United Way of the Bluegrass cuts outside funding

kward1@herald-leader.comJune 20, 2014 

Runners made their first lap of the runway during the United Way 5K on the Runway at Blue Grass Airport in Lexington, Ky., on June 15, 2013. Photo by Pablo Alcala | Staff


United Way of the Bluegrass is decreasing funding to some of the organizations it supports because giving is down this year.

Bill Farmer, president of United Way of the Bluegrass, said donations were down about 15 percent — about $800,000 less than last year. The yearlong giving campaign that just concluded generated about $4 million, he said. United Way finished 2011 with revenue of $5.3 million and 2012 with $4.9 million. Charitable giving has dropped and is competitive, Farmer said.

Farmer attributes the decrease in revenue to a "soft economy" and the fact that people have more options for giving.

While there was no across-the-board reduction in funding to United Way's partner agencies, Farmer said most of the 80 Central Kentucky agencies that receive funding from United Way saw a decrease, some of up to $50,000.
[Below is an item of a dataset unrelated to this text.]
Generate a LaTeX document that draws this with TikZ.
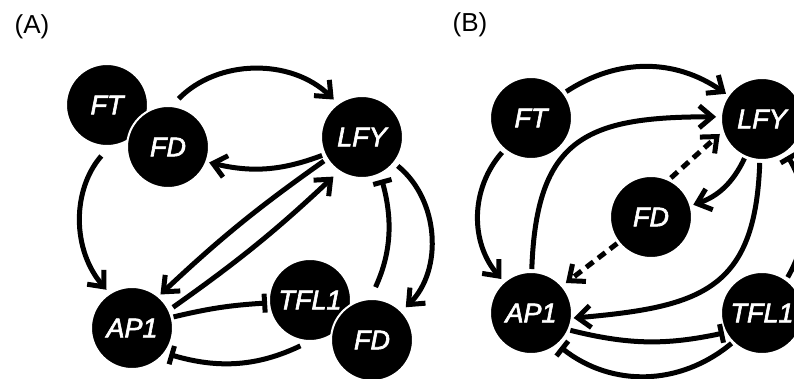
\documentclass[tikz,border=0pt]{standalone}
\usepackage{fontspec}
\setmainfont{Liberation Sans}
\newfontfamily\genefont{Liberation Sans}[FakeBold=2.2]
\usetikzlibrary{arrows.meta}
\begin{document}
\begin{tikzpicture}[x=1pt,y=1pt,
  gene/.style={circle, fill=black, draw=white, line width=2pt, minimum size=82pt, inner sep=0pt, text=white, font=\genefont\fontsize{27}{30}\selectfont\itshape},
  lbl/.style={font=\fontsize{26}{30}\selectfont, inner sep=0pt},
  act/.style={line width=5pt, -{Straight Barb[length=13pt,width=22pt]}},
  inh/.style={line width=5pt, -{Bar[width=19pt]}},
  dsh/.style={act, dash pattern=on 9pt off 6pt},
]
\useasboundingbox (0,0) rectangle (794,-378);
\clip (0,0) rectangle (794,-378);
\node[lbl] (labA) at (32,-27) {(A)};
\node[lbl] (labB) at (470,-25) {(B)};
% Panel A
\node[gene] (FTa) at (107,-105) {FT};
\node[gene] (FDa) at (168,-147) {FD};
\node[gene] (LFYa) at (362,-137) {LFY};
\node[gene] (APa) at (132,-328) {AP1};
\node[gene] (TFLa) at (310,-300) {TFL1};
\node[gene] (FDb) at (372,-340) {FD};
\draw[act, shorten <=9pt, shorten >=5pt] (FDa.84) to[bend left=45] (LFYa.126);
\draw[act, shorten <=2pt, shorten >=2pt] (LFYa.205) to[bend left=17] (FDa.339);
\draw[act, shorten <=12pt, shorten >=4pt] (FTa.273) to[bend right=41] (APa.123);
\draw[act, shorten <=3pt, shorten >=2pt] (LFYa.212) to[bend right=4] (APa.50);
\draw[act, shorten <=4pt, shorten >=7pt] (APa.26) to[bend right=4] (LFYa.236);
\draw[inh, shorten <=1pt, shorten >=1pt] (APa.15) to[bend left=5] (TFLa.184);
\draw[inh, shorten <=9pt, shorten >=4pt] (TFLa.268) to[bend left=21] (APa.323);
\draw[inh, shorten <=12pt, shorten >=5pt] (FDb.92) to[bend right=20] (LFYa.296);
\draw[act, shorten <=4pt, shorten >=5pt] (LFYa.321) to[bend left=48] (FDb.44);
% Panel B
\node[gene] (FTb) at (531,-118) {FT};
\node[gene] (LFYb) at (762,-119) {LFY};
\node[gene] (FDc) at (651,-217) {FD};
\node[gene] (APb) at (531,-313) {AP1};
\node[gene] (TFLb) at (762,-313) {TFL1};
\draw[act, shorten <=2pt, shorten >=2pt] (FTb.37) to[bend left=34] (LFYb.145);
\draw[act, shorten <=2pt, shorten >=4pt] (APb.89) to[out=88, in=180, looseness=1.4] (LFYb.177);
\draw[act, shorten <=3pt, shorten >=3pt] (FTb.230) to[bend right=41] (APb.131);
\draw[dsh, shorten <=2pt, shorten >=3pt] (FDc.64) -- (LFYb.198);
\draw[dsh, shorten <=1pt, shorten >=4pt] (FDc.218) -- (APb.41);
\draw[act, shorten <=1pt, shorten >=2pt] (LFYb.246) to[bend left=23] (FDc.16);
\draw[act, shorten <=2pt, shorten >=1pt] (LFYb.267) to[out=268, in=5, looseness=1.35] (APb.353);
\draw[inh, shorten <=1pt, shorten >=1pt] (APb.336) to[bend right=13] (TFLb.208);
\draw[inh, shorten <=1pt, shorten >=3pt] (TFLb.225) to[bend left=39] (APb.310);
\draw[inh, shorten <=2pt, shorten >=3pt] (TFLb.54) to[bend right=30] (LFYb.305);
\end{tikzpicture}
\end{document}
"We tried to be as fair and equitable as possible in trying to minimize the fallout," he said. "Volunteers evaluate all of the programs and try to make the best decisions possible, and most of the time those are very tough decisions to make."

The organizations were notified of their funding levels for the coming fiscal year late last week.

Agencies can appeal their funding levels, and a volunteer committee is scheduled to hear those appeals July 15, Farmer said. No appeals had been received this week, he said.

Even though their United Way support is diminished, Farmer said some agencies might have more funding coming from other sources, such as local government or their own fundraising.

Because United Way relaxed its policies about three years ago, Farmer said partnering agencies now have more opportunities to do fundraising on their own throughout the year, and some agencies are running giving campaigns at the same time United Way does its big push.

Previously, he said, the organizations would have had to ask permission to do fundraising during United Way's biggest fundraising period.

Farmer said United Way will "try to rebuild" its giving levels over the next year.

Ralph Coldiron, president and CEO of Big Brothers Big Sisters of the Bluegrass, declined to comment on the funding cuts. Big Brothers Big Sisters of the Bluegrass received 18 percent of its funding from United Way last year and is recovering from nearly having to close a few years ago because of financial problems.

The Children's Advocacy Center, located on the outskirts of downtown on North Ashland Avenue, will have its funding reduced by 35 percent. That funding typically supports the center's on-site medical clinic, "which provides no-cost physical and mental health exams to child victims of sexual abuse," said Executive Director Andrew Oliver.

"There's no question we'll feel the impact of these cuts, especially as we receive record requests for exams," he said. "For 20 years, we have relied on the generous support of our friends and neighbors in Central Kentucky."

United Way distributes 76 percent of its total revenue to partnering and community impact work that is done internally to help positively benefit the community, Farmer said. Other funds are allocated to pledge losses — money the organization thinks it will receive, but doesn't. And 18 percent of the revenue goes toward fundraising and operating cost.

At its peak, United Way had a revenue stream of $7.7 million, after acquiring a federal grant. But grants are difficult to get, Farmer said. Much of the donations are supported by payroll deductions, corporate gifts and fundraisers.

"There is a significant expectation from our board of directors and staff that we will rebound in 2014," said Farmer, but "I can't allocate funding we don't have."